Manufacturers lead in a lot of areas including in providing quality retirement benefits to their employees. We support amendments Sen. Burr’s amendments to protect these benefits from being a source of revenue for additional government spending. As the world’s leading innovators we strongly support Sen. Hatch’s amendment to preserve and make permanent the R&D tax credit—long been a priority for the NAM.

Many small and medium size manufacturers (SMMs) are family-owned businesses and that’s why we support Sen. Thune’s amendment that will allow for the full and permanent repeal of the estate tax.

We also oppose amendments that will make us even less competitive – amendments that seek tax increases on U.S. global companies. 95% of the world’s consumers live outside of the U.S. and yet U.S. tax laws make it difficult for U.S. companies with worldwide operations to thrive and compete in the global marketplace. To make U.S. multinationals more competitive, the NAM supports the adoption of a competitive territorial tax system as part of a comprehensive tax reform that also lowers the corporate tax rate and reduces rates for the SMMs that pay taxes through the individual tax code.
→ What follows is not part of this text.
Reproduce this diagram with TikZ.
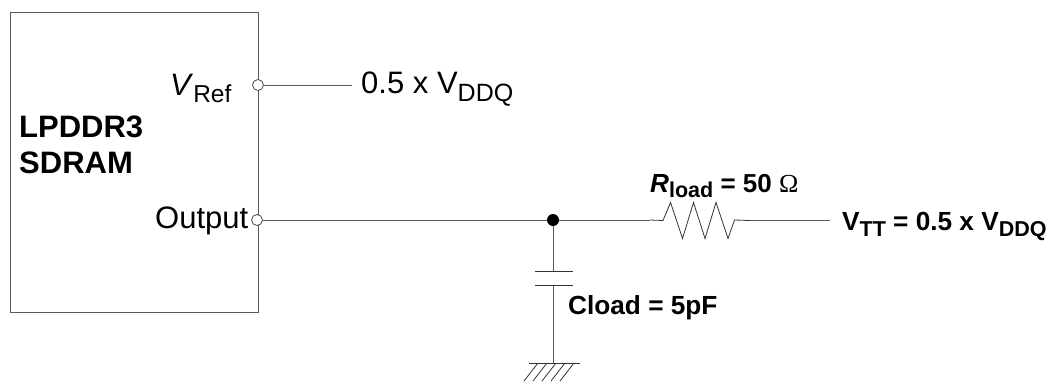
\documentclass[tikz,border=0pt]{standalone}
\usepackage{fontspec}
\setmainfont{Liberation Sans}
\newfontfamily\omegafont{Liberation Serif}
\newcommand{\lowered}[3]{\raisebox{-#1pt}{\fontsize{#2}{#2}\selectfont #3}}
\tikzset{
  wire/.style={line width=1pt,color=black!65},
  thinwire/.style={line width=0.8pt,color=black!80},
  pin/.style={circle,draw=black!70,fill=white,line width=0.8pt,inner sep=0pt,minimum size=11pt},
  plainlabel/.style={inner sep=0pt,anchor=base west,font=\fontsize{31}{36}\selectfont},
  chiplabelstyle/.style={inner sep=0pt,anchor=base west,font=\fontsize{31}{36}\selectfont\bfseries},
  boldlabel/.style={inner sep=0pt,anchor=base west,font=\fontsize{26.2}{30}\selectfont\bfseries}
}
\begin{document}
\begin{tikzpicture}[x=1pt,y=-1pt]
   \useasboundingbox (0,0) rectangle (1051,381);
   \node[draw=black!65,line width=1pt,inner sep=0pt,minimum width=248pt,minimum height=300pt,anchor=north west] (chip) at (9.5,12) {};
   \node[pin] (vrefpin) at (258,85) {};
   \node[pin] (outpin) at (257,220) {};
   \coordinate (vrefend) at (351.5,85);
   \node[circle,fill=black,inner sep=0pt,minimum size=12pt] (junction) at (553,220) {};
   \coordinate (resleft) at (650,220);
   \coordinate (resright) at (750,220.5);
   \coordinate (vttend) at (830,220.5);
   \coordinate (platetop) at (553,271.5);
   \coordinate (platebottom) at (553,285.5);
   \coordinate (gnd) at (553,363);
   % labels
   \node[plainlabel] (vreflabel) at (170,95) {\textit{V}\lowered{7}{24.5}{Ref}};
   \node[plainlabel] (outputlabel) at (155,228) {Output};
   \node[plainlabel] (vddqlabel) at (361,93) {0.5 x V\lowered{8}{25}{DDQ}};
   \node[chiplabelstyle] (lpddrlabel) at (19,137) {LPDDR3};
   \node[chiplabelstyle] (sdramlabel) at (19,173.5) {SDRAM};
   \node[boldlabel] (rload) at (650,192) {\textit{R}\lowered{5.5}{21.5}{load} \fontsize{26}{30}\selectfont = 50 {\omegafont\mdseries Ω}};
   \node[boldlabel] (vtt) at (842,230) {V\lowered{6}{21.5}{TT} = 0.5 x V\lowered{6}{21.5}{DDQ}};
   \node[boldlabel] (cload) at (568,314) {Cload = 5pF};
   % wires
   \draw[wire] (vrefpin) -- (vrefend);
   \draw[wire] (outpin) -- (junction) -- (resleft);
   \draw[thinwire] (resleft) -- (663,220.5) -- (670.5,202.5) -- (682.5,238.5) -- (693.5,202.5) -- (705,238.5) -- (716,202.5) -- (728,238.5) -- (734.5,220) -- (resright);
   \draw[wire] (resright) -- (vttend);
   \draw[wire] (junction) -- (platetop);
   \draw[wire] (platebottom) -- (gnd);
   \draw[thinwire] (535,271.5) -- (573,271.5);
   \draw[thinwire] (535,285.5) -- (573,285.5);
   \draw[thinwire] (529,363) -- (580,363);
   \foreach \x in {538,547,556,565,574}
     \draw[thinwire] (\x,363) -- (\x-14,381);
\end{tikzpicture}
\end{document}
Speaking of increasing taxes, we support an amendment to repeal the Health Insurance Tax (HIT) included in ACA filed by Sen. Barrasso. This new tax—to be levied on health insurance companies beginning in 2014—will have the unintended result of increasing costs for many SMMs that provide health care benefits for their employees.

Finally, we support Sen. Coats’ amendment that would repeal the 3.8 percent investment income surtax also included in ACA and now in effect. When added to tax increases in the fiscal cliff deal, some taxpayers now pay nearly 50 percent more in taxes on these investments than they did last year. Increasing the tax on savings and investment reduces the amount of capital business owners have available to invest in their companies and we fear that this tax will ultimately result in the loss of vital funds needed for business operations and job creation and for that reason we support the amendment.